The post-war Contax IIa can be fairly judged against the M-Leicas and I'm guessing that you'd likely come to the same conclusion that the Leica is the better choice. The M also seems to have been the consumer's choice and Contax stopped production of their RF cameras in the early 1960's.

But, I'm sure of one thing: the debate over which is better, the Leica or Contax, will continue to rage for as long as RF cameras are used to take pictures! It's fun to watch!

BTW, that's a really nice-looking II you have!

Walker
 
that's the conclusion I sort of expecting you to arrive at.. but the question is, how would you compare it to your Kiev?
 
It's an understandable reaction. But I do wish Zeiss would have put out the Contax IV rather than sinking the ship trying to make the Contarex a success; that and the Nokton would have given Leica some real competition at the end of the 50's and possibly kept the Contax line alive at least as long as ZI. I doubt the company would have survived any longer than it did as, like Kodak today, they seemed bound and determined to always make the worst decisions possible.
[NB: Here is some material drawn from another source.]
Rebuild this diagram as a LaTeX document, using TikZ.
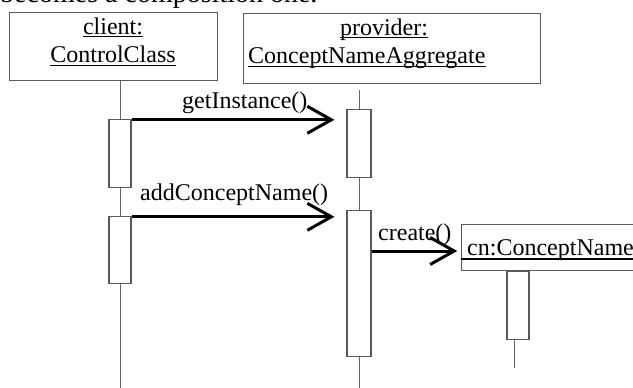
\documentclass[tikz,border=0pt]{standalone}
\usepackage{fontspec}
\setmainfont{Liberation Serif}
\usetikzlibrary{arrows.meta,calc}
\definecolor{boxgray}{gray}{0.35}
\definecolor{lifegray}{gray}{0.4}
\begin{document}
\begin{tikzpicture}[x=1pt,y=-1pt,
  box/.style={draw=boxgray, line width=1.2pt, fill=white, inner sep=0pt},
  act/.style={draw=boxgray, line width=1.2pt, fill=white, inner sep=0pt, minimum width=22pt},
  life/.style={draw=lifegray, line width=0.9pt},
  lbl/.style={font=\fontsize{24}{28}\selectfont, inner sep=0pt, text=black},
  ul/.style={line width=1.3pt, black},
  msg/.style={line width=3pt, black, -{Straight Barb[length=24pt,width=27pt]}}]
\useasboundingbox (0,0) rectangle (633,388);
\clip (0,0) rectangle (633,388);
% title (cut at the top)
\node[lbl, font=\fontsize{28}{30}\selectfont, anchor=base west] (title) at (0,2.5) {becomes a composition one.};
% object boxes
\node[box, minimum width=208pt, minimum height=68pt, anchor=north west] (client) at (9,12) {};
\node[box, minimum width=297pt, minimum height=70.5pt, anchor=north west] (provider) at (243,12.5) {};
\node[box, minimum width=200pt, minimum height=46pt, anchor=north west] (cnbox) at (460.7,224) {};
% box texts
\node[lbl, anchor=base] (t1) at (113,34.3) {client:};
\draw[ul] ([yshift=-2.5pt]t1.base west) -- ([yshift=-2.5pt]t1.base east);
\node[lbl, anchor=base] (t2) at (113,62.5) {ControlClass};
\draw[ul] ([yshift=-3.2pt]t2.base west) -- ([yshift=-3.2pt]t2.base east);
\node[lbl, anchor=base] (t3) at (384,35) {provider:};
\draw[ul] ([yshift=-2.7pt]t3.base west) -- ([yshift=-2.7pt]t3.base east);
\node[lbl, anchor=base west] (t4) at (248,63.5) {ConceptNameAggregate};
\draw[ul] ([yshift=-3.2pt]t4.base west) -- ([yshift=-3.2pt]t4.base east);
\node[lbl, anchor=base west] (t5) at (467,255) {cn:ConceptName};
\draw[line width=2pt, black] ([yshift=-4.3pt]cnbox.west |- t5.base) -- ([yshift=-4.3pt,xshift=20pt]t5.base east);
% activation boxes
\node[act, minimum height=68pt, anchor=north] (ca1) at (120,119) {};
\node[act, minimum height=67pt, anchor=north] (ca2) at (120,216) {};
\node[act, minimum width=24pt, minimum height=68pt, anchor=north] (pa1) at (359,109) {};
\node[act, minimum width=24pt, minimum height=146pt, anchor=north] (pa2) at (359,210) {};
\node[act, minimum height=68.5pt, anchor=north] (ka) at (518,270.5) {};
% lifelines
\coordinate (bottom) at (0,390);
\coordinate (ptop) at (359,90);
\coordinate (kbot) at (514,368);
\draw[life] (ca1.north |- client.south) -- (ca1.north);
\draw[life] (ca1.south) -- (ca2.north);
\draw[life] (ca2.south) -- (ca2.south |- bottom);
\draw[life] (ptop) -- (pa1.north);
\draw[life] (pa1.south) -- (pa2.north);
\draw[life] (pa2.south) -- (pa2.south |- bottom);
\draw[life] (kbot |- ka.south) -- (kbot);
% messages
\coordinate (m1) at ([yshift=-0.8pt]ca1.north east);
\draw[msg] (m1) -- ([xshift=-12pt]pa1.west |- m1);
\node[lbl, anchor=base west] (l1) at (182,108) {getInstance()};
\coordinate (m2) at ([yshift=-0.8pt]ca2.north east);
\draw[msg] (m2) -- ([xshift=-12pt]pa2.west |- m2);
\node[lbl, anchor=base west] (l2) at (140,200) {addConceptName()};
\coordinate (m3) at ([yshift=-41pt]pa2.north east);
\draw[msg, shorten >=3.5pt] (m3) -- (cnbox.west |- m3);
\node[lbl, anchor=base west] (l3) at (378,240) {create()};
\end{tikzpicture}
\end{document}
Even with all it's faults, the Kiev 5 with it's parallax corrected brightline finder gives just a faint hint of what could have been if it had been Zeiss engineers behind it rather than Soviets working with a system stacked against them.

William
 
Walker, thanks, yes she is a beauty. Almost too pretty for me.

Brett, how does it compare to the Kiev? I'm trying to be nice about this: let's say they are in different leagues. Very similar to the difference between Leica and FED cameras. I still think that Kiev and FED cameras are excellent value for the money (if you get a good one) but it would be unfair to compare a Mercedes to a Yugo.

William, I agree completely that an updated Contax IIa from the sixties, if it had been produced, would have been awesome! Certainly the viewfinder would have been improved.
 
I like the Contax IIIa, the shutter is just a marvel. I love firing it off. I wish the viewfinder was as good. As you know, I modified the S2 to take the Sonnar and other lenses for the Contax. If you ever get a chance to handle an Nikon SP, you'll know how good a Contax/Nikon mount camera can be. I just wish Zeiss had not sat out of the game for so long, and wonder if we might yet see a COntax Mount version of the new Zeiss-Ikon camera. After all, Cosina knows how to make the mount.
 
Another side to this is reflected in what you spend time getting use to; I am extremely comfortable with all aspects of the Contax because it is the camera I use most often. I am also very comfortable with another camera (the Alpa) that would seem extremely awkward to first-time users with the shutter release on the front of the body and the wind lever operating in the reverse direction of the norm. People may adapt differently but for me the varied layout of different cameras has never been a problem (Rollei SL66 with focus knob on the side of the body, shutter release in the front lower corner).
 
Yes, it is a mattter of what you get used to. THe finder on my Contax IIIa is fine. I use external finders for all lenses but the 50mm. And sometimes I use an external finder for that, too. So all I care about is that I can see the patch in the finder and focus accurately. Then a quick shift to the external finder for framing.

Robert
 
>>Yes, it is a mattter of what you get used to.<<

That's quite true. I bought a Kiev on a whim in the late 1980s, and the camera shopkeeper explained that old Nikons used the same mount. I kept my eyes open for old Nikons at swap meets and within a couple of years had a Nikon S2, S3, SP and an assortment of lenses.

Now I'm so used to the quirks of Nikon RFs that I'm surprised when I hear Leica people complain about theirs -- I had no idea they were putting up with less than life-size viewfinders and lenses with half-click stops while I'm shooting with both eyes open, counting full-stops clicks and shooting with one hand thanks to the focus wheel. I don't use the Kiev as much as I used to because it scratches my eyeglasses, but its ergonomics still feel fine and I remember what a joy it was to use with a 35mm lens and the large Russian external finder. There's just a natural genetic progression from the Kiev/Contax II to the Nikon S2 to the S3/SP to the Nikon F. After hundreds of hours of use, controls just fall to my hands and I can concentrate on the most important part -- the picture itself.